To ignore the vast majority of Britons who want to own their own home would be a betrayal
This is not to say house prices will never fall again – housing is cyclical like any other market. And this is a highly unusual recession.
But the appeal of home ownership is more than just financial. Owner-occupation offers greater security of tenure than private renting and it is easier to put down roots if you are not moving every few months or years. There is also the sense of pride of being able to call somewhere truly your own.
Not everyone wants to own, of course. It is much harder to pack up and chase your dream job if you’ve got a mortgage to pay. Selling your home can be time-consuming and expensive.

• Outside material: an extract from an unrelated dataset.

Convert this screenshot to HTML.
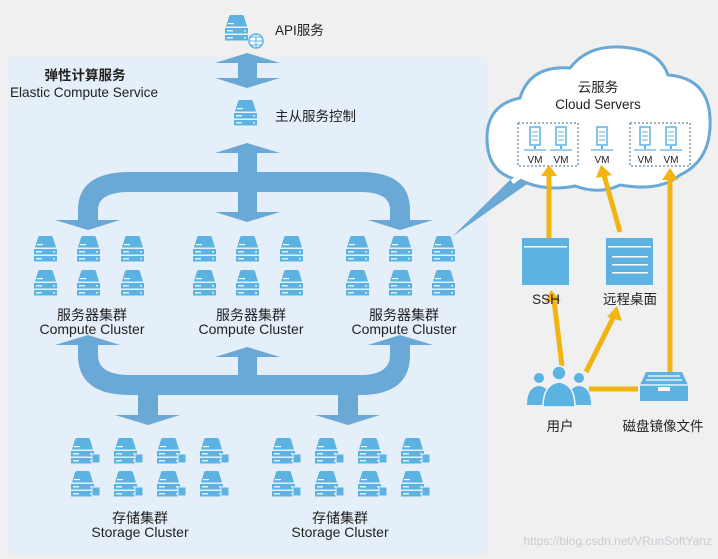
<!DOCTYPE html>
<html><head><meta charset="utf-8"><style>
html,body{margin:0;padding:0;background:#f0f0f0;}
svg{display:block;font-family:"Liberation Sans","Noto Sans CJK SC",sans-serif;}
</style></head><body>
<svg width="718" height="559" viewBox="0 0 718 559" xmlns="http://www.w3.org/2000/svg">
<defs>
<g id="srv">
<path d="M1 11.5 L4 1.5 Q4.5 0 6 0 L17 0 Q18.5 0 19 1.5 L22 11.5 Z" fill="#5cb3e2"/>
<rect x="0" y="13" width="23" height="5.5" fill="#5cb3e2"/>
<rect x="0" y="20" width="23" height="5.5" fill="#5cb3e2"/>
<rect x="3" y="8" width="6" height="1.2" fill="#fff"/>
<rect x="2" y="15.2" width="6" height="1.2" fill="#fff"/>
<rect x="2" y="22.2" width="6" height="1.2" fill="#fff"/>
<rect x="19" y="15.2" width="2" height="1.2" fill="#fff"/>
<rect x="19" y="22.2" width="2" height="1.2" fill="#fff"/>
</g>
<g id="sto">
<use href="#srv"/>
<rect x="21" y="16" width="8" height="9" fill="#5cb3e2" stroke="#e4eff9" stroke-width="1"/>
</g>
<g id="vm">
<rect x="-5" y="0" width="10" height="18" fill="none" stroke="#5cb3e2" stroke-width="1.5"/>
<line x1="-3" y1="5" x2="3" y2="5" stroke="#5cb3e2"/><line x1="-3" y1="9" x2="3" y2="9" stroke="#5cb3e2"/><line x1="-3" y1="13" x2="3" y2="13" stroke="#5cb3e2"/>
<line x1="-11" y1="23" x2="11" y2="23" stroke="#5cb3e2" stroke-width="1.2"/>
<rect x="-1" y="19" width="2" height="3" fill="#5cb3e2"/>
</g>
</defs>
<rect x="7" y="57" width="480" height="497" fill="#e4eff9"/>

<!-- API -->
<use href="#srv" x="225" y="15"/>
<circle cx="256" cy="41" r="7" fill="#fff" stroke="#5cb3e2" stroke-width="1.5"/>
<path d="M249 41h14M256 34v14M251 37h10M251 45h10" stroke="#5cb3e2" stroke-width="1"/>
<text x="275" y="35" font-size="13.5" fill="#222">API服务</text>

<g fill="#6aa9d6">
<path d="M215 63 L247 53 L280 63 L257 63 L257 78 L280 78 L247 88 L215 78 L238 78 L238 63 Z"/>
<path d="M215 153 L247 143 L280 153 L257 153 L257 172 L360 172 Q410 172 410 210 L410 220 L433 220 L400 230 L368 220 L390 220 L390 210 Q390 192 360 192 L257 192 L257 212 L280 212 L247 222 L215 212 L238 212 L238 192 L130 192 Q98 192 98 210 L98 220 L120 220 L88 230 L55 220 L78 220 L78 210 Q78 172 130 172 L238 172 L238 153 Z"/>
<path d="M55 345 L88 335 L120 345 L98 345 L98 355 Q98 375 130 375 L238 375 L238 357 L215 357 L247 347 L280 357 L257 357 L257 375 L360 375 Q390 375 390 355 L390 345 L368 345 L400 335 L433 345 L410 345 L410 355 Q410 395 360 395 L358 395 L358 415 L380 415 L348 425 L315 415 L338 415 L338 395 L158 395 L158 415 L180 415 L148 425 L115 415 L138 415 L138 395 L130 395 Q78 395 78 355 L78 345 Z"/>
</g>

<text x="85" y="80" font-size="13.5" font-weight="bold" fill="#222" text-anchor="middle">弹性计算服务</text>
<text x="84" y="97" font-size="13.6" fill="#222" text-anchor="middle">Elastic Compute Service</text>

<use href="#srv" x="234" y="100"/>
<text x="275" y="121" font-size="13.5" fill="#222">主从服务控制</text>

<g>
<use href="#srv" x="34" y="236"/><use href="#srv" x="77" y="236"/><use href="#srv" x="121" y="236"/>
<use href="#srv" x="34" y="270"/><use href="#srv" x="77" y="270"/><use href="#srv" x="121" y="270"/>
<use href="#srv" x="193" y="236"/><use href="#srv" x="236" y="236"/><use href="#srv" x="280" y="236"/>
<use href="#srv" x="193" y="270"/><use href="#srv" x="236" y="270"/><use href="#srv" x="280" y="270"/>
<use href="#srv" x="346" y="236"/><use href="#srv" x="389" y="236"/><use href="#srv" x="432" y="236"/>
<use href="#srv" x="346" y="270"/><use href="#srv" x="389" y="270"/><use href="#srv" x="432" y="270"/>
</g>
<g font-size="14" fill="#222" text-anchor="middle">
<text x="92" y="320">服务器集群</text><text x="92" y="334">Compute Cluster</text>
<text x="251" y="320">服务器集群</text><text x="251" y="334">Compute Cluster</text>
<text x="404" y="320">服务器集群</text><text x="404" y="334">Compute Cluster</text>
<text x="140" y="523">存储集群</text><text x="140" y="537">Storage Cluster</text>
<text x="340" y="523">存储集群</text><text x="340" y="537">Storage Cluster</text>
</g>

<g>
<use href="#sto" x="71" y="438"/><use href="#sto" x="114" y="438"/><use href="#sto" x="157" y="438"/><use href="#sto" x="200" y="438"/>
<use href="#sto" x="71" y="471"/><use href="#sto" x="114" y="471"/><use href="#sto" x="157" y="471"/><use href="#sto" x="200" y="471"/>
<use href="#sto" x="272" y="438"/><use href="#sto" x="315" y="438"/><use href="#sto" x="358" y="438"/><use href="#sto" x="401" y="438"/>
<use href="#sto" x="272" y="471"/><use href="#sto" x="315" y="471"/><use href="#sto" x="358" y="471"/><use href="#sto" x="401" y="471"/>
</g>

<!-- cloud -->
<path d="M515 175 L453 236 L530 182 Z" fill="#6aa9d6"/>
<path d="M520 180 Q488 175 487 140 Q486 105 520 98 Q530 65 570 68 Q590 42 630 48 Q660 52 668 75 Q708 78 710 118 Q712 160 680 175 Q660 192 620 185 Q600 195 575 186 Q545 192 520 180 Z" fill="#fff" stroke="#6aa9d6" stroke-width="3"/>
<path d="M519 177 L512 182" stroke="#fff" stroke-width="5"/>
<text x="598" y="92" font-size="13.5" fill="#222" text-anchor="middle">云服务</text>
<text x="598" y="109" font-size="13.5" fill="#222" text-anchor="middle">Cloud Servers</text>
<rect x="518" y="123" width="60" height="43" fill="none" stroke="#7a9cb8" stroke-width="1.5" stroke-dasharray="2,2"/>
<rect x="630" y="123" width="60" height="43" fill="none" stroke="#7a9cb8" stroke-width="1.5" stroke-dasharray="2,2"/>
<use href="#vm" x="535" y="127"/><use href="#vm" x="561" y="127"/><use href="#vm" x="602" y="127"/><use href="#vm" x="645" y="127"/><use href="#vm" x="671" y="127"/>
<g font-size="10" fill="#222" text-anchor="middle">
<text x="535" y="163">VM</text><text x="561" y="163">VM</text><text x="602" y="163">VM</text><text x="645" y="163">VM</text><text x="671" y="163">VM</text>
</g>

<g stroke="#f1b411" stroke-width="5" fill="none">
<line x1="549" y1="238" x2="549" y2="175"/>
<line x1="620" y1="232" x2="604" y2="175"/>
<line x1="670" y1="372" x2="670" y2="178"/>
<line x1="562" y1="366" x2="554" y2="300"/>
<line x1="586" y1="372" x2="614" y2="316"/>
<line x1="589" y1="389" x2="638" y2="389"/>
</g>
<g fill="#f1b411">
<path d="M541 176 L549 165 L557 176 Z"/>
<path d="M596 178 L601 165 L612 175 Z"/>
<path d="M662 180 L670 168 L678 180 Z"/>
<path d="M545 302 L551 290 L561 301 Z"/>
<path d="M607 317 L617 306 L622 321 Z"/>
</g>

<rect x="522" y="238" width="47" height="47" fill="#5cb3e2"/>
<rect x="524" y="246" width="43" height="1.5" fill="#fff"/>
<rect x="606" y="238" width="47" height="47" fill="#5cb3e2"/>
<g fill="#fff"><rect x="608" y="246" width="43" height="1.5"/><rect x="612" y="256" width="36" height="1.5"/><rect x="612" y="264" width="36" height="1.5"/><rect x="612" y="272" width="36" height="1.5"/></g>
<text x="546" y="304" font-size="13.5" fill="#222" text-anchor="middle">SSH</text>
<text x="630" y="304" font-size="13.5" fill="#222" text-anchor="middle">远程桌面</text>

<g fill="#5cb3e2">
<circle cx="539" cy="378" r="5"/><path d="M527 405 Q527 387 539 386 Q551 387 551 405 Z"/>
<circle cx="579" cy="378" r="5"/><path d="M567 405 Q567 387 579 386 Q591 387 591 405 Z"/>
<circle cx="559" cy="373" r="7" stroke="#f0f4f8" stroke-width="1.5"/><path d="M543 407 Q543 384 559 382 Q575 384 575 407 Z" stroke="#f0f4f8" stroke-width="1.5"/>
</g>
<text x="560" y="431" font-size="13.5" fill="#222" text-anchor="middle">用户</text>
<path d="M646 372 L682 372 L688 385 L688 401 L640 401 L640 385 Z" fill="#5cb3e2"/>
<g stroke="#fff" stroke-width="1.2"><line x1="648" y1="376" x2="680" y2="376"/><line x1="646" y1="380" x2="682" y2="380"/><line x1="640" y1="385" x2="688" y2="385"/></g>
<rect x="658" y="387" width="12" height="4" fill="#fff"/>
<text x="663" y="431" font-size="13.5" fill="#222" text-anchor="middle">磁盘镜像文件</text>

<text x="712" y="545" font-size="12" fill="#c8ccd2" text-anchor="end">https://blog.csdn.net/VRunSoftYanz</text>
</svg>
</body></html>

That is why we need to build more homes of all types and tenures, with more housing for private rent and that is affordable. But to ignore the vast majority in the UK who want to own their home would be a betrayal by the government and property industry.
The most obvious way to boost home ownership is to increase the supply of homes for sale. The government’s proposed planning reforms may make this easier, but encouraging development is not the only option. Britain’s elderly population is sitting on a huge amount of housing wealth, often living in homes far bigger than they need. But the absence of a thriving later-living sector and a tax system that disincentives downsizing makes rationalising the use of the UK’s existing housing stock difficult.
Embracing innovative types of affordable housing tenure is another option. David Cameron’s Starter Homes programme was slammed as a dead duck. But as developer Pocket Living has proved, the premise of building discounted homes for first-time buyers with discounts locked in for perpetuity is also a workable solution.
Attacking the government’s ambition to increase home ownership ignores the wishes of the people we are meant to be building homes for.